## BEGIN Available records
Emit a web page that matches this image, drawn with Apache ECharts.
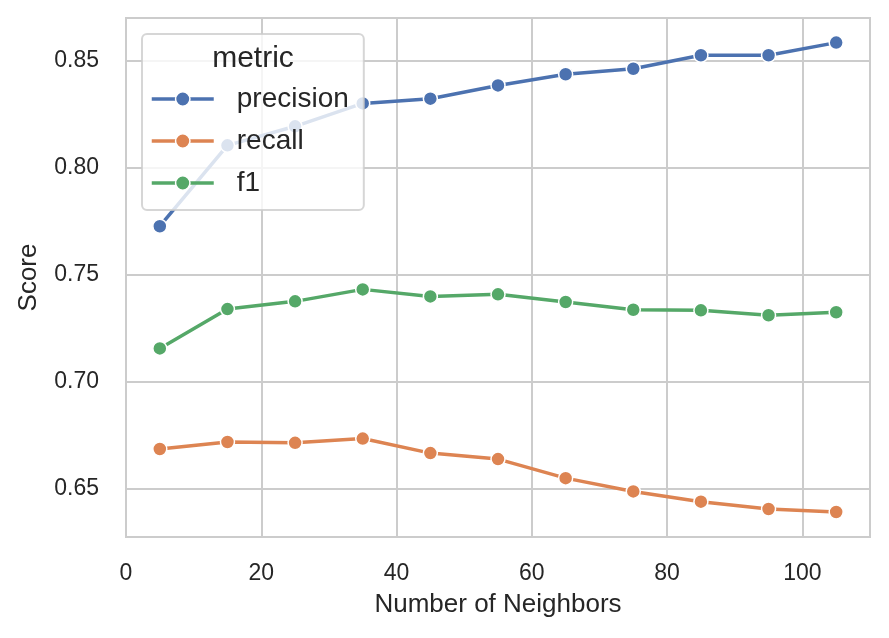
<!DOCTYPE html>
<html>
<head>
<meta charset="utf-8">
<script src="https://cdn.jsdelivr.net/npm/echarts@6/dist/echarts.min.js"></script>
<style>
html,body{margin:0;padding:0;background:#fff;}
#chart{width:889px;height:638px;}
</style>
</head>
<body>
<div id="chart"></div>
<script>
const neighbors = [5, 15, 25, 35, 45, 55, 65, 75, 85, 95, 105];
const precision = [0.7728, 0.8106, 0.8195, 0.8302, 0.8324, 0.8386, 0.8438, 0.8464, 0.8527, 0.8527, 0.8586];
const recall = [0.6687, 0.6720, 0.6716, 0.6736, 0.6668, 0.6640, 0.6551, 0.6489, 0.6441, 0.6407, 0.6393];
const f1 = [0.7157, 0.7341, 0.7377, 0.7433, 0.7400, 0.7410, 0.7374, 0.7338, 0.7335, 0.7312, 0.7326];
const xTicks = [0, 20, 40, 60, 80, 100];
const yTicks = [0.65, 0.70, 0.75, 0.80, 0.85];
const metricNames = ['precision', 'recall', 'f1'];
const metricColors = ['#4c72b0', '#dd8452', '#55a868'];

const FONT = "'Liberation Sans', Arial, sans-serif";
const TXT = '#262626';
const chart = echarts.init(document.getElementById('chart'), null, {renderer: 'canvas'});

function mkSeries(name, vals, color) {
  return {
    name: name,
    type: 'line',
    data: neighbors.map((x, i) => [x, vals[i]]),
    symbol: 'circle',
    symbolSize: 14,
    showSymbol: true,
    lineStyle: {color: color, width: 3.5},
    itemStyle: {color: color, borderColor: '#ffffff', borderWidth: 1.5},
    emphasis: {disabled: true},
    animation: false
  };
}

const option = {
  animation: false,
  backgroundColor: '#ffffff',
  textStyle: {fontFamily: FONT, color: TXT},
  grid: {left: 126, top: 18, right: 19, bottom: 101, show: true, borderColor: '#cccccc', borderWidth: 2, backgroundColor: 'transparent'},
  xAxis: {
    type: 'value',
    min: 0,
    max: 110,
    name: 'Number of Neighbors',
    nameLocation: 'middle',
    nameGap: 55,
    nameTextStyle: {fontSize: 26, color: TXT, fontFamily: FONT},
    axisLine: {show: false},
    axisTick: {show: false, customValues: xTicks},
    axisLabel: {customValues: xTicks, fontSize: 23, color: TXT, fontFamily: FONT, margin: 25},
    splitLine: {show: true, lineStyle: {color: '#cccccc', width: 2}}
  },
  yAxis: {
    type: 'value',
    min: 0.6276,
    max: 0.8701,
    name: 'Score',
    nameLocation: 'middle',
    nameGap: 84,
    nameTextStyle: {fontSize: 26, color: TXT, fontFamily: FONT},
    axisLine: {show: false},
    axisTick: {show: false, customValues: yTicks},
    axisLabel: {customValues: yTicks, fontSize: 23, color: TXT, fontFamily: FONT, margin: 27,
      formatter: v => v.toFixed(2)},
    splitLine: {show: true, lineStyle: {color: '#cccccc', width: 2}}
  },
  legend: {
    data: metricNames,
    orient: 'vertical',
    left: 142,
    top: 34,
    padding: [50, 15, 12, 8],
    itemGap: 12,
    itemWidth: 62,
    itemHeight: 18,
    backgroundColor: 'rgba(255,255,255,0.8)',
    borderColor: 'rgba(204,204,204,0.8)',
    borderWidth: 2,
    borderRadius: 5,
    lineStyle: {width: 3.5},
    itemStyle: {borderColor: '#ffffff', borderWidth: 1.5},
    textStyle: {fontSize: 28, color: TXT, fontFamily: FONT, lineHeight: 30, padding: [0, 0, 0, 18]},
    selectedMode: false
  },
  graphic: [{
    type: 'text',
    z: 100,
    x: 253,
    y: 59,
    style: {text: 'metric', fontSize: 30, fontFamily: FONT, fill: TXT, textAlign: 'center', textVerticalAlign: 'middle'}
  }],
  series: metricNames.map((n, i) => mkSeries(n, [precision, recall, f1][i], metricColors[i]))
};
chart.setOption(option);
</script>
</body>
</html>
## END Available records
## BEGIN Available records
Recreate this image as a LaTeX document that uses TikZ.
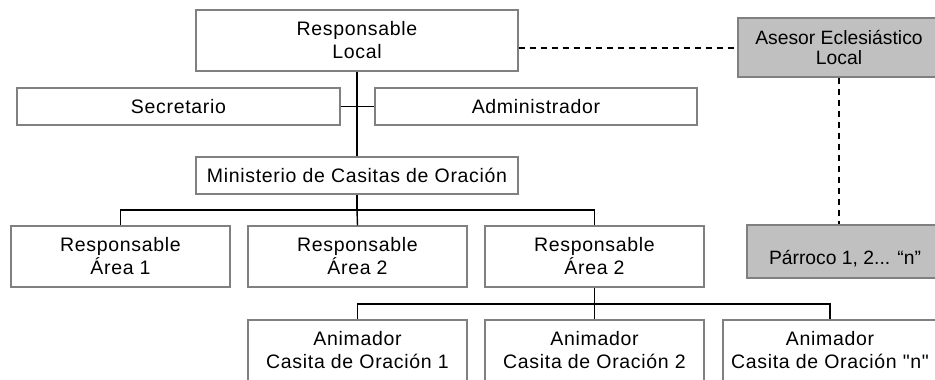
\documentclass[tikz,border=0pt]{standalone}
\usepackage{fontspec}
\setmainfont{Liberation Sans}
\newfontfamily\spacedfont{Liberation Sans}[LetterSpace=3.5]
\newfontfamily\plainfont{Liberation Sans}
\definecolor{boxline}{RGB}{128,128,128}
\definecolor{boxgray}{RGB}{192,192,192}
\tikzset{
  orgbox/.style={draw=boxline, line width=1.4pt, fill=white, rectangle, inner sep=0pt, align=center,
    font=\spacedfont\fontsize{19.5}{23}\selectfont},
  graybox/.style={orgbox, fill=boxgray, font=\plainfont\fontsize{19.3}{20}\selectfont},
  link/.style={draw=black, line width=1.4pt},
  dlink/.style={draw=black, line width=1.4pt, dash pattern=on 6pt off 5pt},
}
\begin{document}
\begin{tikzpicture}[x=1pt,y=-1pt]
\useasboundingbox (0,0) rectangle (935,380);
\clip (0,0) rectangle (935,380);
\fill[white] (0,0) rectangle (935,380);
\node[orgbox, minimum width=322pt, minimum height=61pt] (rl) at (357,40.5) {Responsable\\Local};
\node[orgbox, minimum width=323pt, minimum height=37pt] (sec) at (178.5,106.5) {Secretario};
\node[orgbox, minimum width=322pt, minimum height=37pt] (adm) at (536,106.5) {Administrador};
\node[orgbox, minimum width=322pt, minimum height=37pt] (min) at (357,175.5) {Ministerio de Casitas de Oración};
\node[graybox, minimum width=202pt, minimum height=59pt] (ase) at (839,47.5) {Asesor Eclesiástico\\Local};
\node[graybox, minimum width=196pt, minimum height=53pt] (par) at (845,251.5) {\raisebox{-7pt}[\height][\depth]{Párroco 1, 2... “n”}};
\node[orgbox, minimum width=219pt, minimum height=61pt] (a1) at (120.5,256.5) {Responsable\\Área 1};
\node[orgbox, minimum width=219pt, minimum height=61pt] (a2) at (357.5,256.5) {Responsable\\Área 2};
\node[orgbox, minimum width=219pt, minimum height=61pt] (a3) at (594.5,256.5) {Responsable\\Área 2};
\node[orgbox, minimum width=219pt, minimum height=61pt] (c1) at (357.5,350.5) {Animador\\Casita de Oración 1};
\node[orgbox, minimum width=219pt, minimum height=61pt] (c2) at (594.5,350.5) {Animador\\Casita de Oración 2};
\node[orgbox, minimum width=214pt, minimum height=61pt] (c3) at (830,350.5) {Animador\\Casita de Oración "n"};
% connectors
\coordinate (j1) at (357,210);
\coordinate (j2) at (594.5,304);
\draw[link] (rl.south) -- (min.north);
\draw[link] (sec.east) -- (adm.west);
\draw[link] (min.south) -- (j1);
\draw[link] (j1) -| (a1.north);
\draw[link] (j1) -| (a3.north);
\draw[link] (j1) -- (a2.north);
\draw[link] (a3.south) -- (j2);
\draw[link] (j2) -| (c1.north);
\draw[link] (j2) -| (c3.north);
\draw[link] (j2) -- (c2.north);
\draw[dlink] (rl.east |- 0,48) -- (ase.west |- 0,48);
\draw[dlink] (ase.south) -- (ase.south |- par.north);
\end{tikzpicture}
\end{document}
## END Available records
## BEGIN Available records
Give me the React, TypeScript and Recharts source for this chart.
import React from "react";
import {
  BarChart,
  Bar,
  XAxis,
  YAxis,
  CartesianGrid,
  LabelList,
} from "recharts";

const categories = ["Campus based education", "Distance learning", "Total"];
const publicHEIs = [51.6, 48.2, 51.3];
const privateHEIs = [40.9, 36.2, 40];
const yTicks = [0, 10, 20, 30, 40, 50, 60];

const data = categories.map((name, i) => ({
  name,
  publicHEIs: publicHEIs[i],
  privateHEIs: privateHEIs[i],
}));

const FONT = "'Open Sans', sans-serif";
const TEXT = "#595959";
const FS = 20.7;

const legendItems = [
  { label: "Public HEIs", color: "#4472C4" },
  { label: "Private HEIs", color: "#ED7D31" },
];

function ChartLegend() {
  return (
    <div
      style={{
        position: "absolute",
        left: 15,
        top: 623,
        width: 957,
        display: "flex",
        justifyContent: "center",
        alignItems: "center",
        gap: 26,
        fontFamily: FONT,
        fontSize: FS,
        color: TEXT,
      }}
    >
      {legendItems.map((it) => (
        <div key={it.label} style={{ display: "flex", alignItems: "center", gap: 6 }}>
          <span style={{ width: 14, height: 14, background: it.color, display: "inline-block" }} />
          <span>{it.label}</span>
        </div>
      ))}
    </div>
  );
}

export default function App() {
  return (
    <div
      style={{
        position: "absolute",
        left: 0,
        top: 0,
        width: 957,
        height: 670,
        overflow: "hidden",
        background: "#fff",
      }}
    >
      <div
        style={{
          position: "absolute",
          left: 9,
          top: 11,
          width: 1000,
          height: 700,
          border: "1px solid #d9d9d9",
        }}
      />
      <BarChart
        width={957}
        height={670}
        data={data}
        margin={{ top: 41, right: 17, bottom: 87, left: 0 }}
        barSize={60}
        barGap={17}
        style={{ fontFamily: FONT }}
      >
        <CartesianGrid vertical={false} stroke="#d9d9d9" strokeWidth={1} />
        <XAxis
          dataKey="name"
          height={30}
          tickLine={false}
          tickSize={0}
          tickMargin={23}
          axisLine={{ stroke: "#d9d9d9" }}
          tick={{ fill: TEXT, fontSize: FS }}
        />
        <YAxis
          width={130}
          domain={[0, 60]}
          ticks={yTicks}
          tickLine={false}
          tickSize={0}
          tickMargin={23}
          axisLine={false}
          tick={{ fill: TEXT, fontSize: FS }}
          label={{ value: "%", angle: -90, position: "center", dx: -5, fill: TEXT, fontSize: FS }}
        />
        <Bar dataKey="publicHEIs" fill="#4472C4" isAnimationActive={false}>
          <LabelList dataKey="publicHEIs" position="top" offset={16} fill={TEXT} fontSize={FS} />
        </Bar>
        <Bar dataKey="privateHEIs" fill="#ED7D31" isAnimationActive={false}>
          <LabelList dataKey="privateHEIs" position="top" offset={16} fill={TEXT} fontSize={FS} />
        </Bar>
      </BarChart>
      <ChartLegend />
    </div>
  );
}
## END Available records
Exercise prompt:
Look through the entries above and list every line containing "React".

Exercise answer:
Give me the React, TypeScript and Recharts source for this chart.
import React from "react";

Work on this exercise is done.